MG : Sincèrement, je ne pense pas. Il est important que la justice soit connue, mieux connue, mais il ne faut pas en faire un spectacle. A mon avis, Ça commence aujourd’hui ne va pas dans ce sens, au contraire même. Et puis les choses changent avec l’époque. Depuis quelques années, notre marque de fabrique est d’accorder largement la parole aux victimes, de les écouter.

Il n’y a vraiment plus de volonté de chercher l’événement ou le témoignage un peu trash, mais plutôt de prendre le temps et d’essayer de comprendre ce que ressent une victime.

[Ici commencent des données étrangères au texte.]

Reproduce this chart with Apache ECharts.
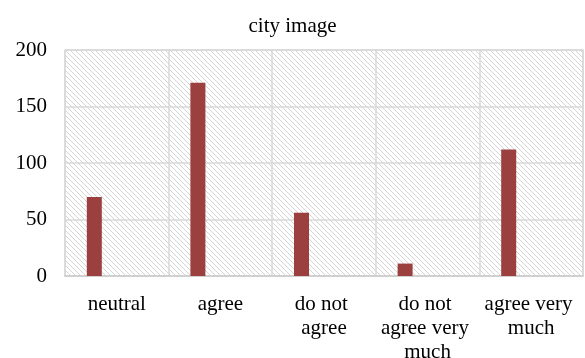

J’ai même été impressionné en découvrant le pouvoir thérapeutique de l’émission. Certains invités qui se livrent en plateau en ressortent apaisés.

JSS : La télévision a ses règles particulières, il faut notamment savoir être percutant. Comment rester précis dans ce contexte, alors que le droit se résume rarement en quelques mots ?

MG : Je dis toujours que mon premier métier, c’est traducteur. Le rôle d’un avocat quand on le sollicite, c’est d’expliquer la situation à une personne qui est très souvent perdue, avant de lui présenter les différentes options envisageables. D’une certaine manière, la logique est la même à la télévision. Je prépare également en amont mes interventions. Avant l’enregistrement, je reçois un topo sur l’émission et les invités. Cela me permet de travailler sur leur problématique et de me mettre à jour si besoin pour être le plus simple et synthétique possible en plateau. 

Mais il m’est aussi arrivé de dire à un invité que son cas est très complexe, que je ne peux pas vraiment lui répondre sans avoir accès au dossier, etc. Je peux enfin demander plus de précisions au préalable si j’estime que la situation est trop floue ou que certains éléments ne m’ont pas été communiqués. Il y a de toute façon un service juridique de la production qui filtre les affaires et m’épaule.